Print all of the lines exactly. Any picture among them stays out.

** begin Dataset excerpt **

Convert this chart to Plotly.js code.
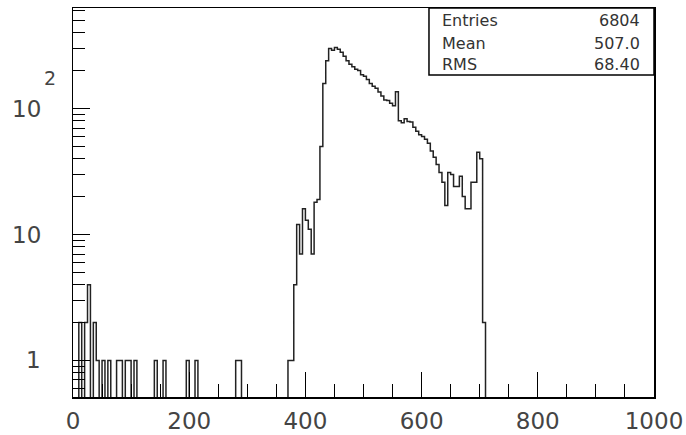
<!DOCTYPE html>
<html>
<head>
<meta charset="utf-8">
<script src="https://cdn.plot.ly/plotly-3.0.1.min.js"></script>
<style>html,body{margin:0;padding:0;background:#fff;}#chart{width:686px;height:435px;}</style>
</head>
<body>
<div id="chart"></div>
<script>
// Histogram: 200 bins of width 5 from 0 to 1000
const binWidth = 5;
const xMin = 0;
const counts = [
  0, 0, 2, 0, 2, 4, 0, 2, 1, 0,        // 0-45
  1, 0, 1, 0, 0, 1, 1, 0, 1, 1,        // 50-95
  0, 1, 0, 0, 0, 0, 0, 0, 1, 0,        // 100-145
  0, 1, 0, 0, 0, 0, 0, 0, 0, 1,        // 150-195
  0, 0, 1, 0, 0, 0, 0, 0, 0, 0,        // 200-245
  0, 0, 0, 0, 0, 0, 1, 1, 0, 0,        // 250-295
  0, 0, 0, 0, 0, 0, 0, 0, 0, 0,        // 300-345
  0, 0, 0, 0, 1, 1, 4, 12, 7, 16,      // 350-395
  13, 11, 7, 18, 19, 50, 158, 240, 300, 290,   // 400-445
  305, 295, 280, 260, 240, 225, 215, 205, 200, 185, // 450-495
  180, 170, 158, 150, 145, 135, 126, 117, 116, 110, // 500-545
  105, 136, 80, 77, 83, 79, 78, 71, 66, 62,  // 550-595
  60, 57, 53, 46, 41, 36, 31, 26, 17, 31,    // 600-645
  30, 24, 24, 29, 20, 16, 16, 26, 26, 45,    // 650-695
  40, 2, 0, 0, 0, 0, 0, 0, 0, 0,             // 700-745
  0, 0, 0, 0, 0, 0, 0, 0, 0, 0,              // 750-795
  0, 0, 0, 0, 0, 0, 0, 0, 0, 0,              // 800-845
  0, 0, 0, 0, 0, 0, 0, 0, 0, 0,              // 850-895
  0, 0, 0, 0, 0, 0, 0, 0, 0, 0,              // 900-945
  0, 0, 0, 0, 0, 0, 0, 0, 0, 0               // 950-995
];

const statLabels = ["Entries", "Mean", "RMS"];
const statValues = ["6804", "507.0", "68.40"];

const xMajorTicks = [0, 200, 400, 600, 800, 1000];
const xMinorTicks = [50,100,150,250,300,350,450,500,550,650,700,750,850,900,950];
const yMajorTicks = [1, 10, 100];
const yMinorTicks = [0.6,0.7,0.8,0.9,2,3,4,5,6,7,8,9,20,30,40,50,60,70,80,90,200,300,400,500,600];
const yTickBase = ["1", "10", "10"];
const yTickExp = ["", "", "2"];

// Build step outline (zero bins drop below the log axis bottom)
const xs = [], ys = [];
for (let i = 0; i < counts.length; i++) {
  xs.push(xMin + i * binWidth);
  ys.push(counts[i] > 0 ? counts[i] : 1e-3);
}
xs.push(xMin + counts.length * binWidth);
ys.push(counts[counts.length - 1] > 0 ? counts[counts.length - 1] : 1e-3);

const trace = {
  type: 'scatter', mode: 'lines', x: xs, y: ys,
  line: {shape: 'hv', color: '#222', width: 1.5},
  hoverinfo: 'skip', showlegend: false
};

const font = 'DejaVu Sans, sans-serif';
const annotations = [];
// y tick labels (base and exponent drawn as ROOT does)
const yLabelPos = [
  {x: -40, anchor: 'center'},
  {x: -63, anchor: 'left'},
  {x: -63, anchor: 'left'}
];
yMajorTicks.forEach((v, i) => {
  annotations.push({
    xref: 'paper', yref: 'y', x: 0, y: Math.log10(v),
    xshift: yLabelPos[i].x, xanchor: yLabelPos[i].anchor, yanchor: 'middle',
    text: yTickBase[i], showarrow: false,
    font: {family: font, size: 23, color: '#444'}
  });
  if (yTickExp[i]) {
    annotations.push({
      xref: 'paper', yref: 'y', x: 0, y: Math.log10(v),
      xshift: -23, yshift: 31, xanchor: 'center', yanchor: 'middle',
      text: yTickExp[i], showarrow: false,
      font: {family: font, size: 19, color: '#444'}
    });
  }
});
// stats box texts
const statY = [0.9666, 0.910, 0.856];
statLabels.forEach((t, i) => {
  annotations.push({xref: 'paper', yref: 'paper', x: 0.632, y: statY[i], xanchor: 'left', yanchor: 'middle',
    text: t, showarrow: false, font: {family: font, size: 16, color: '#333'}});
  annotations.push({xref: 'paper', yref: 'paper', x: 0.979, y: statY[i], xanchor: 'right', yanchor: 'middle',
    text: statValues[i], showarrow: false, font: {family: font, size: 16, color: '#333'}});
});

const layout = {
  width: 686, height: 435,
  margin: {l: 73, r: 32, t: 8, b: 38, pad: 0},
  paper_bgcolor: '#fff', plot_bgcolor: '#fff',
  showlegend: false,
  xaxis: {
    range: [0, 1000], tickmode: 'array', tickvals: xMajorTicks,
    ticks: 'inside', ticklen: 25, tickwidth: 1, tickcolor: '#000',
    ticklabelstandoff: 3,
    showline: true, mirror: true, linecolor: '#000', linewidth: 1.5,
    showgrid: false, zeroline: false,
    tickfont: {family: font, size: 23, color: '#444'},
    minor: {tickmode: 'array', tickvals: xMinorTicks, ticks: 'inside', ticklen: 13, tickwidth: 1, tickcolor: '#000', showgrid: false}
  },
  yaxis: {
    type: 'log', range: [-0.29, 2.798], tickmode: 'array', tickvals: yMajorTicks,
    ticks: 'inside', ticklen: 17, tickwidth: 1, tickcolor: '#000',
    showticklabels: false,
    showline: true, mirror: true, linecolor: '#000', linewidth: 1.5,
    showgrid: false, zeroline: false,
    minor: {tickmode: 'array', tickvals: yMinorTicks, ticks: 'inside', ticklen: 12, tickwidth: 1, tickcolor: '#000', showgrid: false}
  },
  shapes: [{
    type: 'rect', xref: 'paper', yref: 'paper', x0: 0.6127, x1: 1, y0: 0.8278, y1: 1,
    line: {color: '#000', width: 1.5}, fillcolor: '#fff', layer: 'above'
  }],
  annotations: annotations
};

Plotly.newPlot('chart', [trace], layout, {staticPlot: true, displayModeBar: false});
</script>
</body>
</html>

** end Dataset excerpt **

Answer to the exercise -
Convert this chart to Plotly.js code.
<!DOCTYPE html>
<html>
<head>
<meta charset="utf-8">
<script src="https://cdn.plot.ly/plotly-3.0.1.min.js"></script>
<style>html,body{margin:0;padding:0;background:#fff;}#chart{width:686px;height:435px;}</style>
</head>
<body>
<div id="chart"></div>
<script>
// Histogram: 200 bins of width 5 from 0 to 1000
const binWidth = 5;
const xMin = 0;
const counts = [
  0, 0, 2, 0, 2, 4, 0, 2, 1, 0,        // 0-45
  1, 0, 1, 0, 0, 1, 1, 0, 1, 1,        // 50-95
  0, 1, 0, 0, 0, 0, 0, 0, 1, 0,        // 100-145
  0, 1, 0, 0, 0, 0, 0, 0, 0, 1,        // 150-195
  0, 0, 1, 0, 0, 0, 0, 0, 0, 0,        // 200-245
  0, 0, 0, 0, 0, 0, 1, 1, 0, 0,        // 250-295
  0, 0, 0, 0, 0, 0, 0, 0, 0, 0,        // 300-345
  0, 0, 0, 0, 1, 1, 4, 12, 7, 16,      // 350-395
  13, 11, 7, 18, 19, 50, 158, 240, 300, 290,   // 400-445
  305, 295, 280, 260, 240, 225, 215, 205, 200, 185, // 450-495
  180, 170, 158, 150, 145, 135, 126, 117, 116, 110, // 500-545
  105, 136, 80, 77, 83, 79, 78, 71, 66, 62,  // 550-595
  60, 57, 53, 46, 41, 36, 31, 26, 17, 31,    // 600-645
  30, 24, 24, 29, 20, 16, 16, 26, 26, 45,    // 650-695
  40, 2, 0, 0, 0, 0, 0, 0, 0, 0,             // 700-745
  0, 0, 0, 0, 0, 0, 0, 0, 0, 0,              // 750-795
  0, 0, 0, 0, 0, 0, 0, 0, 0, 0,              // 800-845
  0, 0, 0, 0, 0, 0, 0, 0, 0, 0,              // 850-895
  0, 0, 0, 0, 0, 0, 0, 0, 0, 0,              // 900-945
  0, 0, 0, 0, 0, 0, 0, 0, 0, 0               // 950-995
];

const statLabels = ["Entries", "Mean", "RMS"];
const statValues = ["6804", "507.0", "68.40"];

const xMajorTicks = [0, 200, 400, 600, 800, 1000];
const xMinorTicks = [50,100,150,250,300,350,450,500,550,650,700,750,850,900,950];
const yMajorTicks = [1, 10, 100];
const yMinorTicks = [0.6,0.7,0.8,0.9,2,3,4,5,6,7,8,9,20,30,40,50,60,70,80,90,200,300,400,500,600];
const yTickBase = ["1", "10", "10"];
const yTickExp = ["", "", "2"];

// Build step outline (zero bins drop below the log axis bottom)
const xs = [], ys = [];
for (let i = 0; i < counts.length; i++) {
  xs.push(xMin + i * binWidth);
  ys.push(counts[i] > 0 ? counts[i] : 1e-3);
}
xs.push(xMin + counts.length * binWidth);
ys.push(counts[counts.length - 1] > 0 ? counts[counts.length - 1] : 1e-3);

const trace = {
  type: 'scatter', mode: 'lines', x: xs, y: ys,
  line: {shape: 'hv', color: '#222', width: 1.5},
  hoverinfo: 'skip', showlegend: false
};

const font = 'DejaVu Sans, sans-serif';
const annotations = [];
// y tick labels (base and exponent drawn as ROOT does)
const yLabelPos = [
  {x: -40, anchor: 'center'},
  {x: -63, anchor: 'left'},
  {x: -63, anchor: 'left'}
];
yMajorTicks.forEach((v, i) => {
  annotations.push({
    xref: 'paper', yref: 'y', x: 0, y: Math.log10(v),
    xshift: yLabelPos[i].x, xanchor: yLabelPos[i].anchor, yanchor: 'middle',
    text: yTickBase[i], showarrow: false,
    font: {family: font, size: 23, color: '#444'}
  });
  if (yTickExp[i]) {
    annotations.push({
      xref: 'paper', yref: 'y', x: 0, y: Math.log10(v),
      xshift: -23, yshift: 31, xanchor: 'center', yanchor: 'middle',
      text: yTickExp[i], showarrow: false,
      font: {family: font, size: 19, color: '#444'}
    });
  }
});
// stats box texts
const statY = [0.9666, 0.910, 0.856];
statLabels.forEach((t, i) => {
  annotations.push({xref: 'paper', yref: 'paper', x: 0.632, y: statY[i], xanchor: 'left', yanchor: 'middle',
    text: t, showarrow: false, font: {family: font, size: 16, color: '#333'}});
  annotations.push({xref: 'paper', yref: 'paper', x: 0.979, y: statY[i], xanchor: 'right', yanchor: 'middle',
    text: statValues[i], showarrow: false, font: {family: font, size: 16, color: '#333'}});
});

const layout = {
  width: 686, height: 435,
  margin: {l: 73, r: 32, t: 8, b: 38, pad: 0},
  paper_bgcolor: '#fff', plot_bgcolor: '#fff',
  showlegend: false,
  xaxis: {
    range: [0, 1000], tickmode: 'array', tickvals: xMajorTicks,
    ticks: 'inside', ticklen: 25, tickwidth: 1, tickcolor: '#000',
    ticklabelstandoff: 3,
    showline: true, mirror: true, linecolor: '#000', linewidth: 1.5,
    showgrid: false, zeroline: false,
    tickfont: {family: font, size: 23, color: '#444'},
    minor: {tickmode: 'array', tickvals: xMinorTicks, ticks: 'inside', ticklen: 13, tickwidth: 1, tickcolor: '#000', showgrid: false}
  },
  yaxis: {
    type: 'log', range: [-0.29, 2.798], tickmode: 'array', tickvals: yMajorTicks,
    ticks: 'inside', ticklen: 17, tickwidth: 1, tickcolor: '#000',
    showticklabels: false,
    showline: true, mirror: true, linecolor: '#000', linewidth: 1.5,
    showgrid: false, zeroline: false,
    minor: {tickmode: 'array', tickvals: yMinorTicks, ticks: 'inside', ticklen: 12, tickwidth: 1, tickcolor: '#000', showgrid: false}
  },
  shapes: [{
    type: 'rect', xref: 'paper', yref: 'paper', x0: 0.6127, x1: 1, y0: 0.8278, y1: 1,
    line: {color: '#000', width: 1.5}, fillcolor: '#fff', layer: 'above'
  }],
  annotations: annotations
};

Plotly.newPlot('chart', [trace], layout, {staticPlot: true, displayModeBar: false});
</script>
</body>
</html>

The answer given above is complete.